Very open floor: When there's tons of space, beginners sometimes get disoriented. Pick a direction (always counterclockwise for Standard) and stick with it.
Mix of fast and slow dancers: Just adapt. If you're fast, weave around slower couples. If you're slow, be aware of faster couples approaching from behind.
Different dance styles: In a mixed Salsa and Standard event, be extra alert. Salsa dancers might not follow the line of dance. Standard dancers follow it religiously. Know what you're dancing and where those dancers typically move.
Building Your Floor Craft Skills
Practice on full floors. Solo practice is great for technique, but you need to practice on actual crowded floors to build floor craft awareness. Go to socials or group lessons where there are multiple couples dancing.
Watch experienced dancers. Notice how good dancers handle traffic. How do they adapt? When do they change patterns? What makes their navigation look smooth?
Ask your teacher. Tell your teacher you want to improve floor craft. They can give you specific advice about adapting your favorite patterns to limited space.

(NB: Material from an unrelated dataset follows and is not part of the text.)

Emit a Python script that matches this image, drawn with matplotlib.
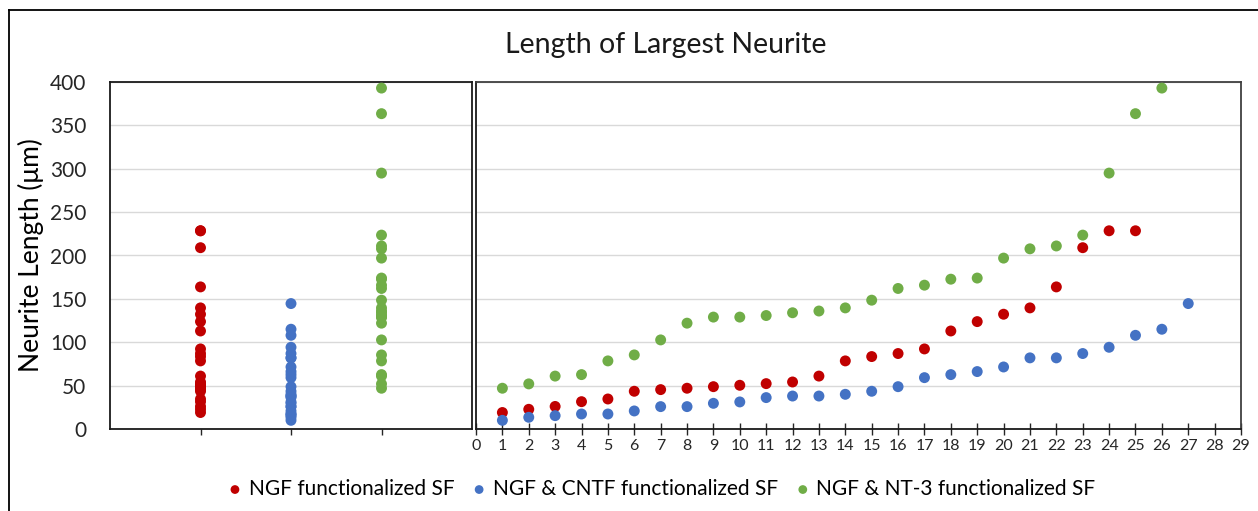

Stay calm. Panic leads to bad decisions and tension your partner can feel. If something goes wrong, it's usually minor. Just keep dancing and navigate around it.
The Competitive Advantage
Here's something interesting: in competitions, floor craft doesn't matter in the traditional sense. You're usually dancing in a rotation on a clear floor with minimal traffic.
But in social dancing—which is where most of us spend most of our time—floor craft is huge. The ability to dance smoothly on a full floor, to adapt gracefully to space constraints, and to avoid disrupting other dancers is what separates comfortable dancers from anxious ones.
Invest time in developing this skill. It will make your social dancing infinitely more enjoyable.
The Goal
Good floor craft should be invisible. When you're watching a social dancer with great floor craft, you don't consciously think "Wow, they're navigating traffic well." You just notice that they look confident, smooth, and in control.
That's the goal. Master floor craft and you'll dance anywhere, with confidence, for any length of time. The floor becomes your friend, not your obstacle.